From the listing below, pull out every line where the string "that" appears.
------------------------------------------------------------
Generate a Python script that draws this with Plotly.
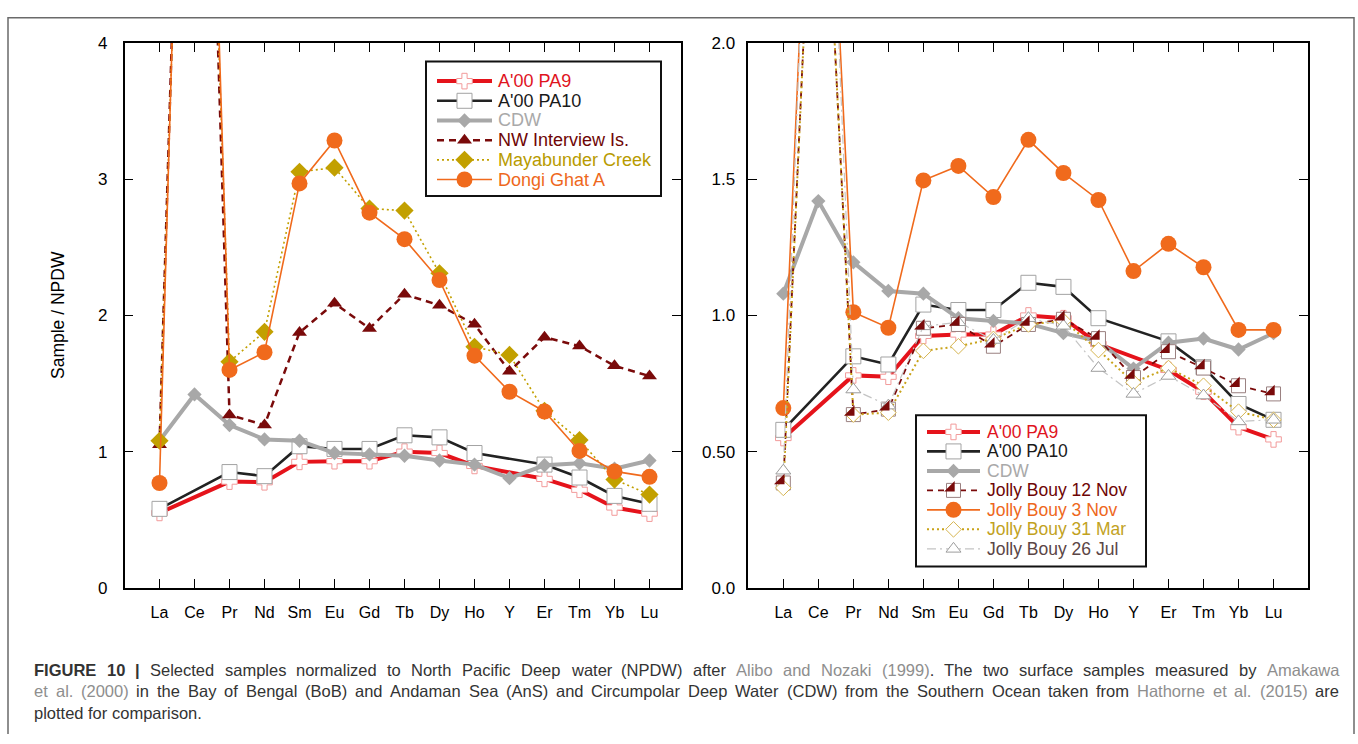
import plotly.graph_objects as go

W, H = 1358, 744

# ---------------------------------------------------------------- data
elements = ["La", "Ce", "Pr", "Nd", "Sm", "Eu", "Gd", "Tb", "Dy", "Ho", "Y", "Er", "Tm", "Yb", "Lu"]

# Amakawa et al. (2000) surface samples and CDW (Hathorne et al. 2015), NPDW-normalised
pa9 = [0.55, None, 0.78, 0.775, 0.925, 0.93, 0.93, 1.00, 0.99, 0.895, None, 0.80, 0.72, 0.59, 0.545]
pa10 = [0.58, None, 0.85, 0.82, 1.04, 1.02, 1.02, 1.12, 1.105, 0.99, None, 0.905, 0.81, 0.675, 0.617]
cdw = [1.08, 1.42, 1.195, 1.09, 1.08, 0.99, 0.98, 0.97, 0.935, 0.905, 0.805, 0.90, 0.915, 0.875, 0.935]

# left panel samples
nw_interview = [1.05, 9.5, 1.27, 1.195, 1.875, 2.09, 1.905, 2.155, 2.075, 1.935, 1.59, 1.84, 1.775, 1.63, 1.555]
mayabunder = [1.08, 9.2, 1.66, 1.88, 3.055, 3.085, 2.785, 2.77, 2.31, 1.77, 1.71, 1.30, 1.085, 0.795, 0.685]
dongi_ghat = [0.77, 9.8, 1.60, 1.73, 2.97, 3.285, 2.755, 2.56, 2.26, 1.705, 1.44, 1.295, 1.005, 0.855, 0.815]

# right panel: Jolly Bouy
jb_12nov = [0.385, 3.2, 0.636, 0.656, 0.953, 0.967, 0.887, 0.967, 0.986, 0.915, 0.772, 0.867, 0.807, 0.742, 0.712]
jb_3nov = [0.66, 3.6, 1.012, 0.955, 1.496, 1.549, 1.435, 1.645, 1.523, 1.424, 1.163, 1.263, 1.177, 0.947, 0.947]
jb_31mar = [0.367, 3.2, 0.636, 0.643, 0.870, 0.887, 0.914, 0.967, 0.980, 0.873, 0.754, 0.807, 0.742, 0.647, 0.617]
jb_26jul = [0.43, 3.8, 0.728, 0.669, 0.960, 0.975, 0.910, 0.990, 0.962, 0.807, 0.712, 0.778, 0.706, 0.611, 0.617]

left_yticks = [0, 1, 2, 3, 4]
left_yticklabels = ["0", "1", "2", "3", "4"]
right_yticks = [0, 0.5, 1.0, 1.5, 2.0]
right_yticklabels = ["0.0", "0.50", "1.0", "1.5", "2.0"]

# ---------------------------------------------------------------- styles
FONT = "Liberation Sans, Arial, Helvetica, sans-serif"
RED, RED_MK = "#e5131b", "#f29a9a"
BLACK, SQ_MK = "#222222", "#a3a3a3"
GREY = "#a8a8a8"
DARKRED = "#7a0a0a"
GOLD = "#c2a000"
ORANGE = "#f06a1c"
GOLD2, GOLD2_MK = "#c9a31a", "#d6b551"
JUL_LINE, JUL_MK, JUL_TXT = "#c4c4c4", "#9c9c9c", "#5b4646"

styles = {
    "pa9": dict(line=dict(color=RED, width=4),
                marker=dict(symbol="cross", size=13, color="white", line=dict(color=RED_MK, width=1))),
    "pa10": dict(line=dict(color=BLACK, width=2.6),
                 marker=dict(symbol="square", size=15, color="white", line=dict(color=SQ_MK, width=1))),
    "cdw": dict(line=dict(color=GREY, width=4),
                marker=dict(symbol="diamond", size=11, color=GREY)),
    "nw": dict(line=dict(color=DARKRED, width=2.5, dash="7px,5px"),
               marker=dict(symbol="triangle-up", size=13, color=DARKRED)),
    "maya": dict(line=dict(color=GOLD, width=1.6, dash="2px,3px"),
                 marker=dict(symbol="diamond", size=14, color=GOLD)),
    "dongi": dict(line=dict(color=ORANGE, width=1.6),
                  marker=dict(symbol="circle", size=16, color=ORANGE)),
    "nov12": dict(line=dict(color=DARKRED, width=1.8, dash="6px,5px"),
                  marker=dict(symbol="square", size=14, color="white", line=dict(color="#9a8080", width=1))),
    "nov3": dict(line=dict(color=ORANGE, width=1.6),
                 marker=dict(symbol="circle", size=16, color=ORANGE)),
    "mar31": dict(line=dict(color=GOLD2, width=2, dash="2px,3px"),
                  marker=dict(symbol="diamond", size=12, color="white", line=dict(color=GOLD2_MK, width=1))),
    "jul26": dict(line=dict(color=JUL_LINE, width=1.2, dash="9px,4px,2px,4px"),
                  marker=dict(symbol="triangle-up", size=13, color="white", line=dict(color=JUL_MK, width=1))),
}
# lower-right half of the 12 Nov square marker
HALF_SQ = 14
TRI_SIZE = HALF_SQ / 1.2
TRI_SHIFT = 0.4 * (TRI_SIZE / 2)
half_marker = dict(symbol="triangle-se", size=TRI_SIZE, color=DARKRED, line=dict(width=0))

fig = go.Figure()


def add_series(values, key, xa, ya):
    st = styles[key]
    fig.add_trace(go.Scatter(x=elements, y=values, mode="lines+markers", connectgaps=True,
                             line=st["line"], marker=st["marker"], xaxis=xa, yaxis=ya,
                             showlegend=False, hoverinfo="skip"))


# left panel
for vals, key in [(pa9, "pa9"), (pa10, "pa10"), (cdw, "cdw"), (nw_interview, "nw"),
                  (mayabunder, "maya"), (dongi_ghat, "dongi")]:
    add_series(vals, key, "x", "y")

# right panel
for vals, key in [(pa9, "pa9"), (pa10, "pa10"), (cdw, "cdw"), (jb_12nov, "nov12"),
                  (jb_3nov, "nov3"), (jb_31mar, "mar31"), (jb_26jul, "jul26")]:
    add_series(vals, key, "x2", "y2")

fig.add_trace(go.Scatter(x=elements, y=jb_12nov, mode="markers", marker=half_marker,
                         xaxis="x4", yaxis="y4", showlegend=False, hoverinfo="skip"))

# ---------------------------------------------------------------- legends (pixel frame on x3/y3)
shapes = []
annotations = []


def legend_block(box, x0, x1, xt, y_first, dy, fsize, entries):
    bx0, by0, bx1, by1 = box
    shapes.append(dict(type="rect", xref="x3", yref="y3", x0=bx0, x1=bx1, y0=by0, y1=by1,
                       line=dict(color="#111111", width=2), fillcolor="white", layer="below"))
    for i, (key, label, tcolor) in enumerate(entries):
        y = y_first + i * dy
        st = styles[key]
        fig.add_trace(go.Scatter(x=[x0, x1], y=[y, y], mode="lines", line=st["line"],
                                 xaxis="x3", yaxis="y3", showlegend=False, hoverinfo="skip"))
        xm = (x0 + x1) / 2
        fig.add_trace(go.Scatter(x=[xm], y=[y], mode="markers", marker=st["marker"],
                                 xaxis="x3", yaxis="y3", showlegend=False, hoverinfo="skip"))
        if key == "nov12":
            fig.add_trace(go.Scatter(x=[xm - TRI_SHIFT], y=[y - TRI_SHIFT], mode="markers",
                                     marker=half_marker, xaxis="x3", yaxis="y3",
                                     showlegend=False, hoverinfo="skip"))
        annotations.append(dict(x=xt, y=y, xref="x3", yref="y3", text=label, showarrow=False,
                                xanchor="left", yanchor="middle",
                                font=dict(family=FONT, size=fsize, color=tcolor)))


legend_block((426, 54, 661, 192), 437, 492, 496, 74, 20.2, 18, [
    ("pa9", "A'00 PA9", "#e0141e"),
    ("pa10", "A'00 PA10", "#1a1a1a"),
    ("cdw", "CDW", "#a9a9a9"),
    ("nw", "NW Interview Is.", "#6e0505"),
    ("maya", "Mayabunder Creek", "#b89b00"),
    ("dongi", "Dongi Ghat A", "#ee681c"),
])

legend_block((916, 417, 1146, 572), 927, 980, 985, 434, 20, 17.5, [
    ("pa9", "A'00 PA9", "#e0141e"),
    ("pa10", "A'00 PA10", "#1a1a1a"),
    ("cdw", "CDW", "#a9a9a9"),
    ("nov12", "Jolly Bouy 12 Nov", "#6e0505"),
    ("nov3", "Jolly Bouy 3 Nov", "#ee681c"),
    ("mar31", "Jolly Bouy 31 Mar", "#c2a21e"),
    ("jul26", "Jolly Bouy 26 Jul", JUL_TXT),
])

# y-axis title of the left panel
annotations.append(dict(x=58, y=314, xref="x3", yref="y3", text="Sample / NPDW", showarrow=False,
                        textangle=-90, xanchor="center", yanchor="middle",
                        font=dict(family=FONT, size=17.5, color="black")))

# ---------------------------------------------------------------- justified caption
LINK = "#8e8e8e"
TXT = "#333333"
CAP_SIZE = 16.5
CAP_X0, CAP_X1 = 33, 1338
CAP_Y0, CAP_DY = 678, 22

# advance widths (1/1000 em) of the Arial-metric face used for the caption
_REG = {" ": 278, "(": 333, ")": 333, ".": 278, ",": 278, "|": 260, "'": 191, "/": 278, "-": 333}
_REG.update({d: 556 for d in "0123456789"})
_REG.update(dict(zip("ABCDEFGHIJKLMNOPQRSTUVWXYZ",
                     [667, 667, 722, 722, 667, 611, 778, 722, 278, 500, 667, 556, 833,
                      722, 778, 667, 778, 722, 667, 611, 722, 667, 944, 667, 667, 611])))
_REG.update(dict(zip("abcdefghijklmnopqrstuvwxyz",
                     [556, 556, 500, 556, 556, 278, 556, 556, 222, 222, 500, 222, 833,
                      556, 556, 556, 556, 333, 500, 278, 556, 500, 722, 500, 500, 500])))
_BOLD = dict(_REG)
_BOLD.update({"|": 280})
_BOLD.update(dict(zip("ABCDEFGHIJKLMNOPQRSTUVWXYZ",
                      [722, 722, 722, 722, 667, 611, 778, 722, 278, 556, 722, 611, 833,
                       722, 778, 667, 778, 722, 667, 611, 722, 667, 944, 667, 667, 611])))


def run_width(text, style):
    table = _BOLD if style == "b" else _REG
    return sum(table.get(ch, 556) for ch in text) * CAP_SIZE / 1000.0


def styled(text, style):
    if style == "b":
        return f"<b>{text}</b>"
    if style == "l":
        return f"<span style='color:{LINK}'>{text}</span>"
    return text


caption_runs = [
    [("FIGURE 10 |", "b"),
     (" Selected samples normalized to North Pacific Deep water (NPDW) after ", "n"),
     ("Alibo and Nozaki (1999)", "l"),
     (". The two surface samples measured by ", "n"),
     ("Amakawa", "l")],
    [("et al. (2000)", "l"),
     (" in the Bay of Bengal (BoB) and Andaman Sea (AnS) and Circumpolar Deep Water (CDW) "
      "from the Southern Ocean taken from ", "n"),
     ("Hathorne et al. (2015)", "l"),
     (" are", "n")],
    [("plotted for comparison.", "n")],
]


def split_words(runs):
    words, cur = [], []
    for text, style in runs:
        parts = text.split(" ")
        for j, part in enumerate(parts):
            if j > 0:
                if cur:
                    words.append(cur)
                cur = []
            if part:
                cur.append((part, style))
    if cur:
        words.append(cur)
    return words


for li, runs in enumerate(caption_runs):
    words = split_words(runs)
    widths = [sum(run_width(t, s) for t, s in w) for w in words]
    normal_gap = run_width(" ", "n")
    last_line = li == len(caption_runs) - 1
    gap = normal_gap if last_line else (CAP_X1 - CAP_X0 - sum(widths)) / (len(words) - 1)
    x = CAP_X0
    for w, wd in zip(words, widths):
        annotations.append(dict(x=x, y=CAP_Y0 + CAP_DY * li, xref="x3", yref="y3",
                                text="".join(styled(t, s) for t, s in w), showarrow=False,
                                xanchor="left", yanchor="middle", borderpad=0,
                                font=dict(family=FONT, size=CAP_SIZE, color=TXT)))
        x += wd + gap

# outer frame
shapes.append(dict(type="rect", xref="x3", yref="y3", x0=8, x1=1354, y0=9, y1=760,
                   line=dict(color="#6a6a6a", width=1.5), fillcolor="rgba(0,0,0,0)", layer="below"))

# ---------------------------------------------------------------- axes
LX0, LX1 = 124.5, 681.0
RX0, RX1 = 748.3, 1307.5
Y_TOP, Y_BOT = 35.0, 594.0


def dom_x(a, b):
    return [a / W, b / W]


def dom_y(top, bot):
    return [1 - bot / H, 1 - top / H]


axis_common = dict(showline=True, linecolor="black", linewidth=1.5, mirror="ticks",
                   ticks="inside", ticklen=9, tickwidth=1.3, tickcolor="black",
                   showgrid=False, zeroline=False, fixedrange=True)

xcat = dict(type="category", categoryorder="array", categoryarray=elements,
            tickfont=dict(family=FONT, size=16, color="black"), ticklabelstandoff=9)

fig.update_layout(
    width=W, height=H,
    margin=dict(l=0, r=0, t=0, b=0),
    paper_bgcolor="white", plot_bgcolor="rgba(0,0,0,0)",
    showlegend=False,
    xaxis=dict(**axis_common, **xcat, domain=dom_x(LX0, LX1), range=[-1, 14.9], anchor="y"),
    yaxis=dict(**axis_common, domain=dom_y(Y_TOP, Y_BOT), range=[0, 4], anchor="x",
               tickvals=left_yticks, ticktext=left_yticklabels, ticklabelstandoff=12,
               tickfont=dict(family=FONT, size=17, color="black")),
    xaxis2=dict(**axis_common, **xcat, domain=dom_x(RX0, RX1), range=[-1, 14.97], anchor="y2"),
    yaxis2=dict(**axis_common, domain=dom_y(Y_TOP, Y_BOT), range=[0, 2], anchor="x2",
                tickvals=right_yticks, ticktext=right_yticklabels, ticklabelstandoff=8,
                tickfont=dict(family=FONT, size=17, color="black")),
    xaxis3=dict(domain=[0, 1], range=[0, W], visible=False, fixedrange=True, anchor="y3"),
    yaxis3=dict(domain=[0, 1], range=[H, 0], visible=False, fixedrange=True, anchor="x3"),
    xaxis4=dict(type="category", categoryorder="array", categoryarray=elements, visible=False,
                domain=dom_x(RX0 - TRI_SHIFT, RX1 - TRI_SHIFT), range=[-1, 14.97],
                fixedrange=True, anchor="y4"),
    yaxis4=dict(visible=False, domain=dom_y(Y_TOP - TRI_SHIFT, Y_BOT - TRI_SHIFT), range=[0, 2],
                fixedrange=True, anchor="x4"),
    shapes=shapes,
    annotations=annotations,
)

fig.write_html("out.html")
------------------------------------------------------------
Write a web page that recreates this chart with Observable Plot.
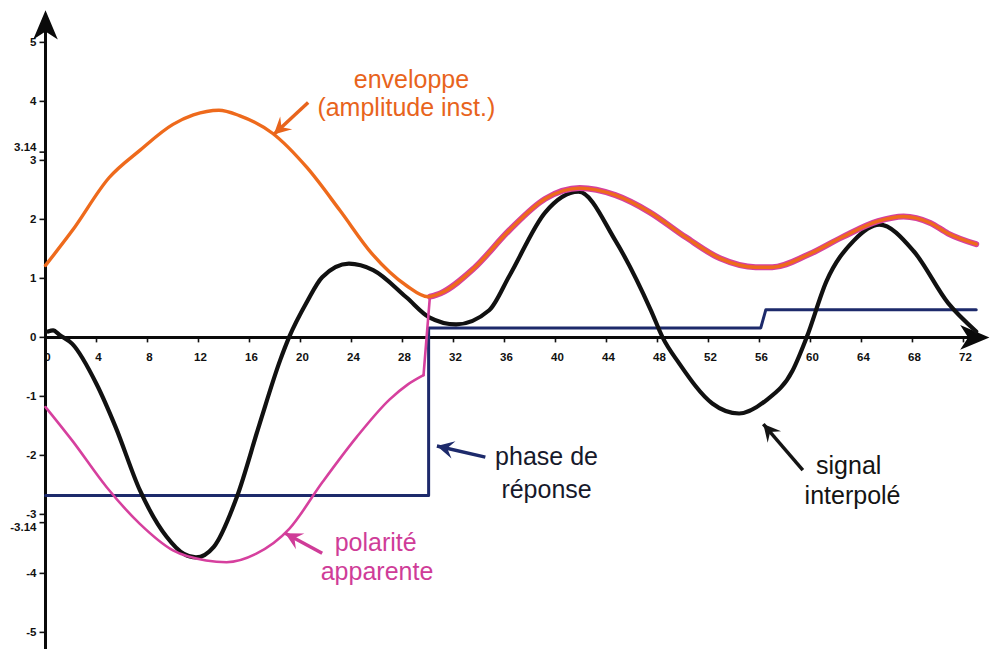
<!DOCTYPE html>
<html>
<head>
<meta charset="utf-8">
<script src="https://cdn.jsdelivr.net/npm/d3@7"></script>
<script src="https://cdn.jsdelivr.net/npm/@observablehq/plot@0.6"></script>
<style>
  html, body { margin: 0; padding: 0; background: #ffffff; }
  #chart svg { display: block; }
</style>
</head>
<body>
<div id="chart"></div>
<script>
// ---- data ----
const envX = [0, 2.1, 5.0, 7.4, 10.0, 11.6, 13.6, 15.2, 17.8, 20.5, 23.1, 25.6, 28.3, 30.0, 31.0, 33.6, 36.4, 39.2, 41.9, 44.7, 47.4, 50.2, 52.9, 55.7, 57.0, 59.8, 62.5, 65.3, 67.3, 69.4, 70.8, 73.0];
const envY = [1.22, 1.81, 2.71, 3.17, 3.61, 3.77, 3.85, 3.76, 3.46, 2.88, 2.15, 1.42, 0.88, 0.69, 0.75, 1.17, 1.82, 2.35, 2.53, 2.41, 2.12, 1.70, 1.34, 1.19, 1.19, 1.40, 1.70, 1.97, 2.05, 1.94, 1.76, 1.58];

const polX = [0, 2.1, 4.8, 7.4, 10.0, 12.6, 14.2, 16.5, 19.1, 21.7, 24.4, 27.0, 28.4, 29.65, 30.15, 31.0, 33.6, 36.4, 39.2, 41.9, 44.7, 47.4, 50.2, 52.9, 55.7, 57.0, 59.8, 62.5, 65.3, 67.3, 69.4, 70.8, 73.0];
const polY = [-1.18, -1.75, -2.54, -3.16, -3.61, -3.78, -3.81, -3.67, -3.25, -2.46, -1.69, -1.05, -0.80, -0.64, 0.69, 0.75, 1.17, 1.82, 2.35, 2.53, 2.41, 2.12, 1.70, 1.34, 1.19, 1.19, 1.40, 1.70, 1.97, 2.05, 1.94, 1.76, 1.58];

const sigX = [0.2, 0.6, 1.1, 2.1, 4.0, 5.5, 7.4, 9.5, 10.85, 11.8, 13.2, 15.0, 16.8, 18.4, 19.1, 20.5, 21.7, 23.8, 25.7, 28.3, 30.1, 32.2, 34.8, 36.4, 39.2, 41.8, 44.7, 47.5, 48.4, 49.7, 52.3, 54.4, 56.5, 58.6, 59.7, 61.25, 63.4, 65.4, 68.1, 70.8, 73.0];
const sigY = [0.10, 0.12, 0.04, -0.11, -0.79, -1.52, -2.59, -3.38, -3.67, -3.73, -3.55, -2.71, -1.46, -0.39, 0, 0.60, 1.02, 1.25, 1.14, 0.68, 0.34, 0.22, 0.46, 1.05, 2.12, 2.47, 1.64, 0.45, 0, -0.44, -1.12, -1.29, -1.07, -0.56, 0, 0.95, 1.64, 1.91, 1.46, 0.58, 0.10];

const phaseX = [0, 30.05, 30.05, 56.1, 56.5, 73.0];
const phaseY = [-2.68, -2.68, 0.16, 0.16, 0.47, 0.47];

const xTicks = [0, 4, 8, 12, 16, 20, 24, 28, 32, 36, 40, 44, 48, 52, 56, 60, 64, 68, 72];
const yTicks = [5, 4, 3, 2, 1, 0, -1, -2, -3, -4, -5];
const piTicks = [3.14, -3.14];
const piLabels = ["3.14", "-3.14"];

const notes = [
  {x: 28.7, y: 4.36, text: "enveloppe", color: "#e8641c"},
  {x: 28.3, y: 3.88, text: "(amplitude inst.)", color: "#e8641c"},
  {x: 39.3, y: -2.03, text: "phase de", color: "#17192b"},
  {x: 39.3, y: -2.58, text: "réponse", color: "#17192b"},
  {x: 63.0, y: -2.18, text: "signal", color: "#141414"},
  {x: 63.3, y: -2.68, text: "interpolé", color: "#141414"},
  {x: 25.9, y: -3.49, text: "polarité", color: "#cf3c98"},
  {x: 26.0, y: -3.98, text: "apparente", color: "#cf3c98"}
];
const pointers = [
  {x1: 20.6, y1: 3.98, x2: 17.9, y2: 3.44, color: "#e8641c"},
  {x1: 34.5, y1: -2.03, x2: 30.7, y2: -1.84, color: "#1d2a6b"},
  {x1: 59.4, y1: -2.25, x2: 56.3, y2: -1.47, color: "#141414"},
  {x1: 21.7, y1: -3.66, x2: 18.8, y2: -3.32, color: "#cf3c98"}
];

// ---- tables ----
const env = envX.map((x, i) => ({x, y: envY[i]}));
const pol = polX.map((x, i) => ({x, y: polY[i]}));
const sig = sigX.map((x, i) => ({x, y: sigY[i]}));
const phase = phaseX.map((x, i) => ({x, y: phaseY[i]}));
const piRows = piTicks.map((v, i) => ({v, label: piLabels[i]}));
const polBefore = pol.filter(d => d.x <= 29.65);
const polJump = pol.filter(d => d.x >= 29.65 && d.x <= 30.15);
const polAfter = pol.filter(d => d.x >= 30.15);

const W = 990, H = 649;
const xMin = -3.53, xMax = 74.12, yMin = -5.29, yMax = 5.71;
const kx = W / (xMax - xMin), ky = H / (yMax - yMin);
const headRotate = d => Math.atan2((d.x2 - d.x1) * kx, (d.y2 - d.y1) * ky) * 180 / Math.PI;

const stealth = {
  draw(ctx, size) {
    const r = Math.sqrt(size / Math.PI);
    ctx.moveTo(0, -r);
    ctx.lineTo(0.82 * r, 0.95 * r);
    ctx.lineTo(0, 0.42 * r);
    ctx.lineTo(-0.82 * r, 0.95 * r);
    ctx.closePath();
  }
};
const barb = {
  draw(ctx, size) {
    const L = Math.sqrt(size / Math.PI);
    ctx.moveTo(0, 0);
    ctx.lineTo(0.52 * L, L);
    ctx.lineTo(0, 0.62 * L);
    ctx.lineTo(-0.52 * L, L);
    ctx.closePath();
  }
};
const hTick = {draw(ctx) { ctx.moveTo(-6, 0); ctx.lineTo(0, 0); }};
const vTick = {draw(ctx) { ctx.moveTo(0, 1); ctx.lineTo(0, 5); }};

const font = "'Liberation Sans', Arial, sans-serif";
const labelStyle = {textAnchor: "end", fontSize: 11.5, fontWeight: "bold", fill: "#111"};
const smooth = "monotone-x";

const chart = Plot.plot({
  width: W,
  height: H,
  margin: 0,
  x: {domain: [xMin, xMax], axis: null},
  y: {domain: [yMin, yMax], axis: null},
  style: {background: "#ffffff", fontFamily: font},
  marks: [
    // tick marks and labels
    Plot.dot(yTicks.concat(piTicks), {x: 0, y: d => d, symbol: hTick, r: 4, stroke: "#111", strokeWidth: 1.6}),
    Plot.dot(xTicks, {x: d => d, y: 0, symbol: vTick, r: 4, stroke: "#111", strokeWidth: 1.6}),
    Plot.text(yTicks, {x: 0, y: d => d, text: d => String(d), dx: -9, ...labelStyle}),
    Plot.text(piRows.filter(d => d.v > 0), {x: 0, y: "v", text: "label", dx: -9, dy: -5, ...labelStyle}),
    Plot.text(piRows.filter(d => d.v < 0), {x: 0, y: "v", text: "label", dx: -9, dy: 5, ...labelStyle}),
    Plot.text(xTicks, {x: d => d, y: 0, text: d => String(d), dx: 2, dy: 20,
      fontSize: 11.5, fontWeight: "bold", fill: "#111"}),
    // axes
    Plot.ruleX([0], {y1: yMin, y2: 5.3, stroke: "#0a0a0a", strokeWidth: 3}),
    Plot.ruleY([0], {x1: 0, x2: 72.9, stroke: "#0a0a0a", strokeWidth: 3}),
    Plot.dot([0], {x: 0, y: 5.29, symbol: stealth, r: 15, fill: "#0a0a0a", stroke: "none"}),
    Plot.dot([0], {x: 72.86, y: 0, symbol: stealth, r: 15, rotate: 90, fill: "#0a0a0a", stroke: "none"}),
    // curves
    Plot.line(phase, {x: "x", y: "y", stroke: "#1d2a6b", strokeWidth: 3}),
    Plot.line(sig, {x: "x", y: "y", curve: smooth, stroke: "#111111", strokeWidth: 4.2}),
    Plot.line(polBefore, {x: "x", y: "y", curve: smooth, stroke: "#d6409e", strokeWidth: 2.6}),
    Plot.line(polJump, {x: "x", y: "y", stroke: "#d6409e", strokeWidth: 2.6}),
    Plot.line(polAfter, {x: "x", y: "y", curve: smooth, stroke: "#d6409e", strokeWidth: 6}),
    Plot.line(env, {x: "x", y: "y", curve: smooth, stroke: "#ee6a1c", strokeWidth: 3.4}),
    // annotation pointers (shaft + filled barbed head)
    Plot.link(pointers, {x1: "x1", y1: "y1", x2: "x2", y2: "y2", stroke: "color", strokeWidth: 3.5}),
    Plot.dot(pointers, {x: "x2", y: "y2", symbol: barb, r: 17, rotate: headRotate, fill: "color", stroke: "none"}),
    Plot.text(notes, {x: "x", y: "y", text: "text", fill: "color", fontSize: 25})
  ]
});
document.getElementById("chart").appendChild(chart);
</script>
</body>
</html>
------------------------------------------------------------
§ **ANSWER IN FULL**
Generate a Python script that draws this with Plotly.
Write a web page that recreates this chart with Observable Plot.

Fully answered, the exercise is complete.